The experimental findings are in close agreement with the simulated results, validating the reliability of the proposed scheme. The simulation and experimental data demonstrate the outstanding speed-tracking performance of the algorithm, marked by negligible errors and robustness against load disturbances. This confirms the efficacy of the algorithm in regulating PMSM system speeds and offers a promising solution for efficient speed control in practical applications, thereby showcasing its potential for real-world applications.

6. Conclusions

This paper presents a novel approach for controlling the speed of permanent magnet synchronous motor (PMSM) drive systems by leveraging a novel variable-gain fractional-order super-twisting (VGFOST) controller. The sliding-mode (SM) controller embedded within the sliding-mode algorithm (STA) features a unique sliding surface and an adaptive gain structure. In addition, a sliding-mode disturbance observer (SMDO) is developed to estimate and mitigate system disturbances. The integration of VGFOST and SMDO forms a robust composite control strategy, significantly enhancing the system’s ability to reject disturbances and maintain optimal performance.
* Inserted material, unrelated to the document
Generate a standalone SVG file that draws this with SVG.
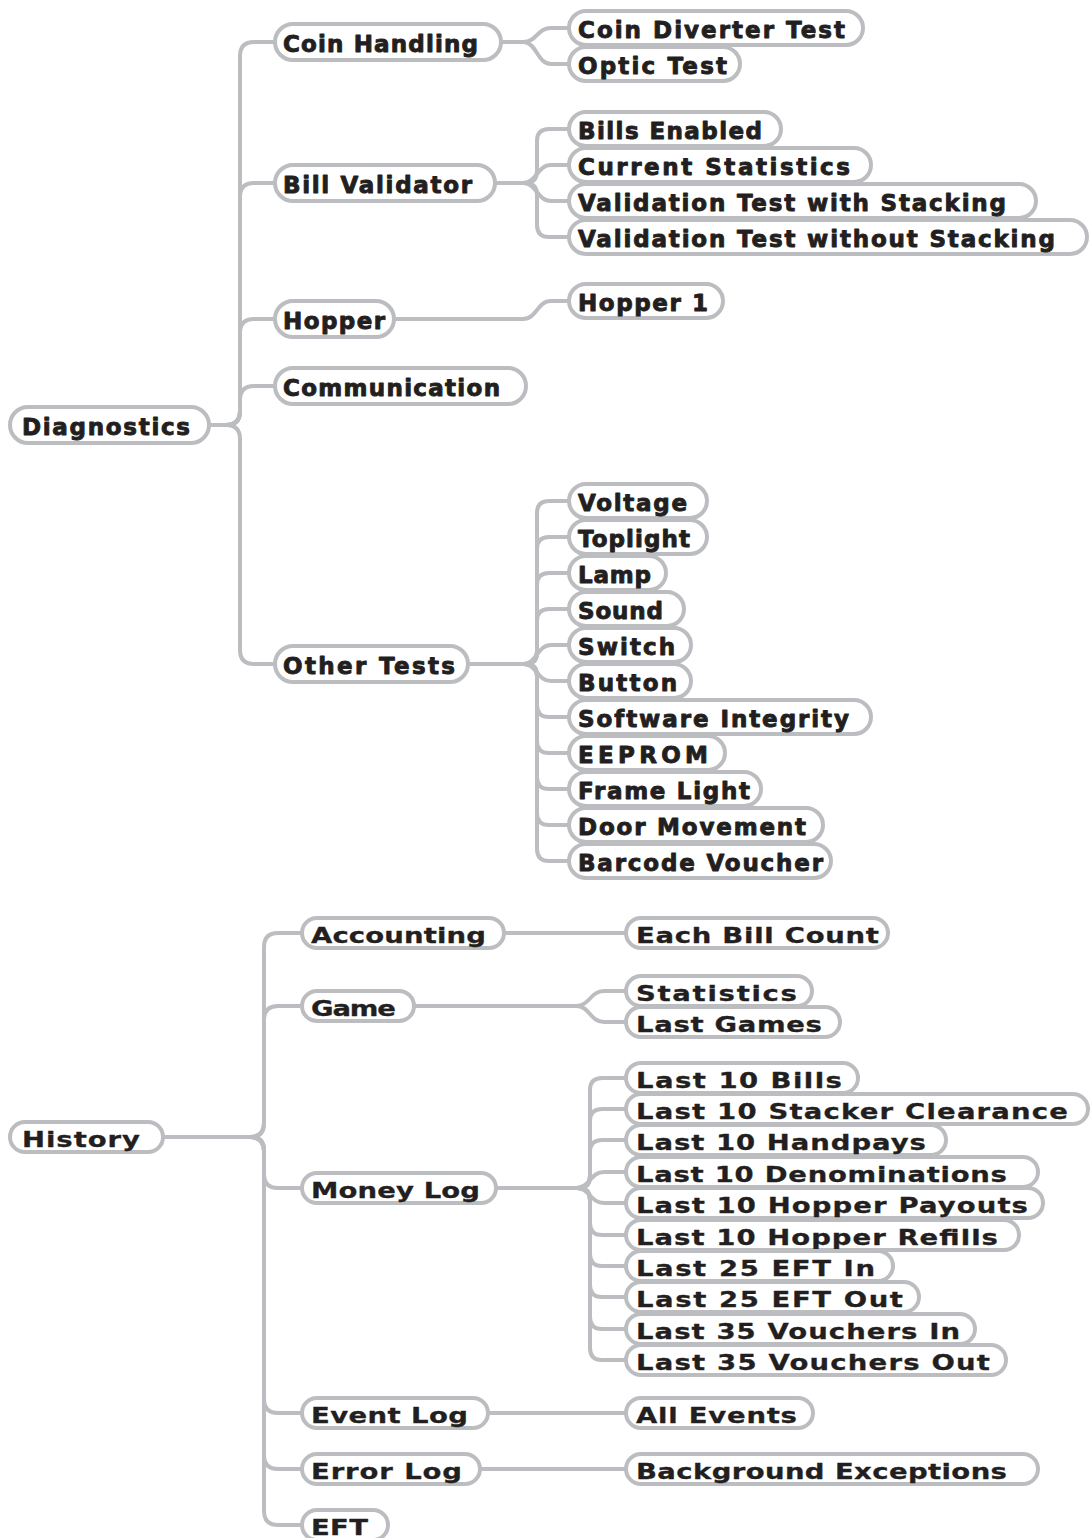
<svg xmlns="http://www.w3.org/2000/svg" width="1091" height="1538" viewBox="0 0 1091 1538">
<style>
.bg{fill:#ffffff}
.c{fill:none;stroke:#bcbdc0;stroke-width:4;stroke-linecap:butt;stroke-linejoin:round}
.p{fill:#ffffff;stroke:#bcbdc0;stroke-width:4}
.t{font-family:"DejaVu Sans","Liberation Sans",sans-serif;font-weight:bold;fill:#231f20;stroke:#231f20;stroke-linejoin:round}
.d{font-size:23px;stroke-width:0.9}
.h{font-size:22px;stroke-width:0.3}
</style>
<rect class="bg" x="0" y="0" width="1091" height="1538"/>
<g id="connectors">
<path class="c" d="M209,425 H226 Q240,425 240,411 V56 Q240,42 254,42 H275"/>
<path class="c" d="M209,425 H226 Q240,425 240,411 V197 Q240,183 254,183 H275"/>
<path class="c" d="M209,425 H226 Q240,425 240,411 V333 Q240,319 254,319 H275"/>
<path class="c" d="M209,425 H226 Q240,425 240,411 V400 Q240,386 254,386 H275"/>
<path class="c" d="M209,425 H226 Q240,425 240,439 V650 Q240,664 254,664 H275"/>
<path class="c" d="M501,42 H523 C537,42 537,28 551,28 H569"/>
<path class="c" d="M501,42 H523 C537,42 537,64 551,64 H569"/>
<path class="c" d="M495,183 H525 Q537,183 537,171 V141 Q537,129 549,129 H569"/>
<path class="c" d="M495,183 H523 C537,183 537,165 551,165 H569"/>
<path class="c" d="M495,183 H523 C537,183 537,201 551,201 H569"/>
<path class="c" d="M495,183 H525 Q537,183 537,195 V225 Q537,237 549,237 H569"/>
<path class="c" d="M394,319 H523 C537,319 537,301 551,301 H569"/>
<path class="c" d="M468,664 H525 Q537,664 537,652 V513 Q537,501 549,501 H569"/>
<path class="c" d="M468,664 H525 Q537,664 537,652 V549 Q537,537 549,537 H569"/>
<path class="c" d="M468,664 H525 Q537,664 537,652 V585 Q537,573 549,573 H569"/>
<path class="c" d="M468,664 H525 Q537,664 537,652 V621 Q537,609 549,609 H569"/>
<path class="c" d="M468,664 H523 C537,664 537,645 551,645 H569"/>
<path class="c" d="M468,664 H523 C537,664 537,681 551,681 H569"/>
<path class="c" d="M468,664 H525 Q537,664 537,676 V705 Q537,717 549,717 H569"/>
<path class="c" d="M468,664 H525 Q537,664 537,676 V741 Q537,753 549,753 H569"/>
<path class="c" d="M468,664 H525 Q537,664 537,676 V777 Q537,789 549,789 H569"/>
<path class="c" d="M468,664 H525 Q537,664 537,676 V813 Q537,825 549,825 H569"/>
<path class="c" d="M468,664 H525 Q537,664 537,676 V849 Q537,861 549,861 H569"/>
<path class="c" d="M163,1137 H250 Q264,1137 264,1123 V947 Q264,933 278,933 H302"/>
<path class="c" d="M163,1137 H250 Q264,1137 264,1123 V1020 Q264,1006 278,1006 H302"/>
<path class="c" d="M163,1137 H250 Q264,1137 264,1151 V1174 Q264,1188 278,1188 H302"/>
<path class="c" d="M163,1137 H250 Q264,1137 264,1151 V1399 Q264,1413 278,1413 H302"/>
<path class="c" d="M163,1137 H250 Q264,1137 264,1151 V1455 Q264,1469 278,1469 H302"/>
<path class="c" d="M163,1137 H250 Q264,1137 264,1151 V1511 Q264,1525 278,1525 H302"/>
<path class="c" d="M504,933 H626"/>
<path class="c" d="M414,1006 H576 C590,1006 590,991 604,991 H626"/>
<path class="c" d="M414,1006 H576 C590,1006 590,1022 604,1022 H626"/>
<path class="c" d="M496,1188 H578 Q590,1188 590,1176 V1090 Q590,1078 602,1078 H626"/>
<path class="c" d="M496,1188 H578 Q590,1188 590,1176 V1121 Q590,1109 602,1109 H626"/>
<path class="c" d="M496,1188 H578 Q590,1188 590,1176 V1152 Q590,1140 602,1140 H626"/>
<path class="c" d="M496,1188 H576 C590,1188 590,1172 604,1172 H626"/>
<path class="c" d="M496,1188 H576 C590,1188 590,1203 604,1203 H626"/>
<path class="c" d="M496,1188 H578 Q590,1188 590,1200 V1223 Q590,1235 602,1235 H626"/>
<path class="c" d="M496,1188 H578 Q590,1188 590,1200 V1254 Q590,1266 602,1266 H626"/>
<path class="c" d="M496,1188 H578 Q590,1188 590,1200 V1285 Q590,1297 602,1297 H626"/>
<path class="c" d="M496,1188 H578 Q590,1188 590,1200 V1317 Q590,1329 602,1329 H626"/>
<path class="c" d="M496,1188 H578 Q590,1188 590,1200 V1348 Q590,1360 602,1360 H626"/>
<path class="c" d="M488,1413 H626"/>
<path class="c" d="M480,1469 H626"/>
</g>

<g id="diagnostics"><rect class="p" x="10" y="407" width="199" height="36" rx="18"/><text class="t d" x="22" y="434.5" textLength="168" lengthAdjust="spacing">Diagnostics</text></g>
<g id="coin-handling"><rect class="p" x="275" y="24" width="226" height="36" rx="18"/><text class="t d" x="283" y="51.5" textLength="195" lengthAdjust="spacing">Coin Handling</text></g>
<g id="bill-validator"><rect class="p" x="275" y="165" width="220" height="36" rx="18"/><text class="t d" x="283" y="192.5" textLength="189" lengthAdjust="spacing">Bill Validator</text></g>
<g id="hopper"><rect class="p" x="275" y="301" width="119" height="36" rx="18"/><text class="t d" x="283" y="328.5" textLength="102" lengthAdjust="spacing">Hopper</text></g>
<g id="communication"><rect class="p" x="275" y="368" width="251" height="36" rx="18"/><text class="t d" x="283" y="395.5" textLength="217" lengthAdjust="spacing">Communication</text></g>
<g id="other-tests"><rect class="p" x="275" y="646" width="193" height="36" rx="18"/><text class="t d" x="283" y="673.5" textLength="172" lengthAdjust="spacing">Other Tests</text></g>

<g id="coin-diverter-test"><rect class="p" x="569" y="11" width="294" height="34" rx="17"/><text class="t d" x="578" y="37.5" textLength="267" lengthAdjust="spacing">Coin Diverter Test</text></g>
<g id="optic-test"><rect class="p" x="569" y="47" width="171" height="34" rx="17"/><text class="t d" x="578" y="73.5" textLength="149" lengthAdjust="spacing">Optic Test</text></g>

<g id="bills-enabled"><rect class="p" x="569" y="112" width="212" height="34" rx="17"/><text class="t d" x="578" y="138.5" textLength="184" lengthAdjust="spacing">Bills Enabled</text></g>
<g id="current-statistics"><rect class="p" x="569" y="148" width="302" height="34" rx="17"/><text class="t d" x="578" y="174.5" textLength="272" lengthAdjust="spacing">Current Statistics</text></g>
<g id="validation-with"><rect class="p" x="569" y="184" width="467" height="34" rx="17"/><text class="t d" x="578" y="210.5" textLength="428" lengthAdjust="spacing">Validation Test with Stacking</text></g>
<g id="validation-without"><rect class="p" x="569" y="220" width="518" height="34" rx="17"/><text class="t d" x="578" y="246.5" textLength="477" lengthAdjust="spacing">Validation Test without Stacking</text></g>

<g id="hopper-1"><rect class="p" x="569" y="284" width="154" height="34" rx="17"/><text class="t d" x="578" y="310.5" textLength="130" lengthAdjust="spacing">Hopper 1</text></g>

<g id="voltage"><rect class="p" x="569" y="484" width="138" height="34" rx="17"/><text class="t d" x="578" y="510.5" textLength="109" lengthAdjust="spacing">Voltage</text></g>
<g id="toplight"><rect class="p" x="569" y="520" width="138" height="34" rx="17"/><text class="t d" x="578" y="546.5" textLength="112" lengthAdjust="spacing">Toplight</text></g>
<g id="lamp"><rect class="p" x="569" y="556" width="97" height="34" rx="17"/><text class="t d" x="578" y="582.5" textLength="73" lengthAdjust="spacing">Lamp</text></g>
<g id="sound"><rect class="p" x="569" y="592" width="115" height="34" rx="17"/><text class="t d" x="578" y="618.5" textLength="85" lengthAdjust="spacing">Sound</text></g>
<g id="switch"><rect class="p" x="569" y="628" width="122" height="34" rx="17"/><text class="t d" x="578" y="654.5" textLength="97" lengthAdjust="spacing">Switch</text></g>
<g id="button"><rect class="p" x="569" y="664" width="122" height="34" rx="17"/><text class="t d" x="578" y="690.5" textLength="99" lengthAdjust="spacing">Button</text></g>
<g id="software-integrity"><rect class="p" x="569" y="700" width="302" height="34" rx="17"/><text class="t d" x="578" y="726.5" textLength="271" lengthAdjust="spacing">Software Integrity</text></g>
<g id="eeprom"><rect class="p" x="569" y="736" width="156" height="34" rx="17"/><text class="t d" x="578" y="762.5" textLength="130" lengthAdjust="spacing">EEPROM</text></g>
<g id="frame-light"><rect class="p" x="569" y="772" width="192" height="34" rx="17"/><text class="t d" x="578" y="798.5" textLength="172" lengthAdjust="spacing">Frame Light</text></g>
<g id="door-movement"><rect class="p" x="569" y="808" width="254" height="34" rx="17"/><text class="t d" x="578" y="834.5" textLength="228" lengthAdjust="spacing">Door Movement</text></g>
<g id="barcode-voucher"><rect class="p" x="569" y="844" width="262" height="34" rx="17"/><text class="t d" x="578" y="870.5" textLength="245" lengthAdjust="spacing">Barcode Voucher</text></g>

<g id="history"><rect class="p" x="10" y="1122" width="153" height="30" rx="15"/><text class="t h" transform="translate(22,1146.5) scale(1.25,1)" textLength="94.4" lengthAdjust="spacing">History</text></g>
<g id="accounting"><rect class="p" x="302" y="918" width="202" height="30" rx="15"/><text class="t h" transform="translate(311,942.5) scale(1.25,1)" textLength="140" lengthAdjust="spacing">Accounting</text></g>
<g id="game"><rect class="p" x="302" y="991" width="112" height="30" rx="15"/><text class="t h" transform="translate(311,1015.5) scale(1.25,1)" textLength="68" lengthAdjust="spacing">Game</text></g>
<g id="money-log"><rect class="p" x="302" y="1173" width="194" height="30" rx="15"/><text class="t h" transform="translate(311,1197.5) scale(1.25,1)" textLength="135.2" lengthAdjust="spacing">Money Log</text></g>
<g id="event-log"><rect class="p" x="302" y="1398" width="186" height="30" rx="15"/><text class="t h" transform="translate(311,1422.5) scale(1.25,1)" textLength="125.6" lengthAdjust="spacing">Event Log</text></g>
<g id="error-log"><rect class="p" x="302" y="1454" width="178" height="30" rx="15"/><text class="t h" transform="translate(311,1478.5) scale(1.25,1)" textLength="120.8" lengthAdjust="spacing">Error Log</text></g>
<g id="eft"><rect class="p" x="302" y="1510" width="86" height="30" rx="15"/><text class="t h" transform="translate(311,1534.5) scale(1.25,1)" textLength="45.6" lengthAdjust="spacing">EFT</text></g>

<g id="each-bill-count"><rect class="p" x="626" y="918" width="262" height="30" rx="15"/><text class="t h" transform="translate(636,942.5) scale(1.25,1)" textLength="194.4" lengthAdjust="spacing">Each Bill Count</text></g>
<g id="statistics"><rect class="p" x="626" y="976" width="186" height="30" rx="15"/><text class="t h" transform="translate(636,1000.5) scale(1.25,1)" textLength="128.8" lengthAdjust="spacing">Statistics</text></g>
<g id="last-games"><rect class="p" x="626" y="1007" width="214" height="30" rx="15"/><text class="t h" transform="translate(636,1031.5) scale(1.25,1)" textLength="148.8" lengthAdjust="spacing">Last Games</text></g>

<g id="last-10-bills"><rect class="p" x="626" y="1063" width="232" height="30" rx="15"/><text class="t h" transform="translate(636,1087.5) scale(1.25,1)" textLength="164.8" lengthAdjust="spacing">Last 10 Bills</text></g>
<g id="last-10-stacker"><rect class="p" x="626" y="1094" width="462" height="30" rx="15"/><text class="t h" transform="translate(636,1118.5) scale(1.25,1)" textLength="345.6" lengthAdjust="spacing">Last 10 Stacker Clearance</text></g>
<g id="last-10-handpays"><rect class="p" x="626" y="1125" width="320" height="30" rx="15"/><text class="t h" transform="translate(636,1149.5) scale(1.25,1)" textLength="232" lengthAdjust="spacing">Last 10 Handpays</text></g>
<g id="last-10-denominations"><rect class="p" x="626" y="1157" width="412" height="30" rx="15"/><text class="t h" transform="translate(636,1181.5) scale(1.25,1)" textLength="296.8" lengthAdjust="spacing">Last 10 Denominations</text></g>
<g id="last-10-hopper-payouts"><rect class="p" x="626" y="1188" width="417" height="30" rx="15"/><text class="t h" transform="translate(636,1212.5) scale(1.25,1)" textLength="313.6" lengthAdjust="spacing">Last 10 Hopper Payouts</text></g>
<g id="last-10-hopper-refills"><rect class="p" x="626" y="1220" width="393" height="30" rx="15"/><text class="t h" transform="translate(636,1244.5) scale(1.25,1)" textLength="289.6" lengthAdjust="spacing">Last 10 Hopper Refills</text></g>
<g id="last-25-eft-in"><rect class="p" x="626" y="1251" width="267" height="30" rx="15"/><text class="t h" transform="translate(636,1275.5) scale(1.25,1)" textLength="191.2" lengthAdjust="spacing">Last 25 EFT In</text></g>
<g id="last-25-eft-out"><rect class="p" x="626" y="1282" width="293" height="30" rx="15"/><text class="t h" transform="translate(636,1306.5) scale(1.25,1)" textLength="213.6" lengthAdjust="spacing">Last 25 EFT Out</text></g>
<g id="last-35-vouchers-in"><rect class="p" x="626" y="1314" width="349" height="30" rx="15"/><text class="t h" transform="translate(636,1338.5) scale(1.25,1)" textLength="259.2" lengthAdjust="spacing">Last 35 Vouchers In</text></g>
<g id="last-35-vouchers-out"><rect class="p" x="626" y="1345" width="380" height="30" rx="15"/><text class="t h" transform="translate(636,1369.5) scale(1.25,1)" textLength="283.2" lengthAdjust="spacing">Last 35 Vouchers Out</text></g>

<g id="all-events"><rect class="p" x="626" y="1398" width="187" height="30" rx="15"/><text class="t h" transform="translate(636,1422.5) scale(1.25,1)" textLength="128.8" lengthAdjust="spacing">All Events</text></g>
<g id="background-exceptions"><rect class="p" x="626" y="1454" width="412" height="30" rx="15"/><text class="t h" transform="translate(636,1478.5) scale(1.25,1)" textLength="296.8" lengthAdjust="spacing">Background Exceptions</text></g>
</svg>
Theoretical analyses are performed to evaluate the stability and assess the accuracy of the controller and SMDO. These analyses highlight the benefits of the proposed composite-control method. The simulation and experimental results confirm the theoretical conclusions, illustrating that the proposed method provides numerous benefits including high precision, uncertainty resilience, and minimal chattering amplitude. These characteristics guarantee the exceptional performance of PMSM drive systems. Moreover, thorough simulations and experimental outcomes, coupled with quantitative analyses, offer substantiating evidence for the effectiveness of the proposed algorithm when implemented in PMSM drive systems.

Future studies will focus on optimizing the parameter-tuning process and implementing adaptive control strategies to further enhance the performance and robustness of the proposed controller in real-world PMSM drive applications.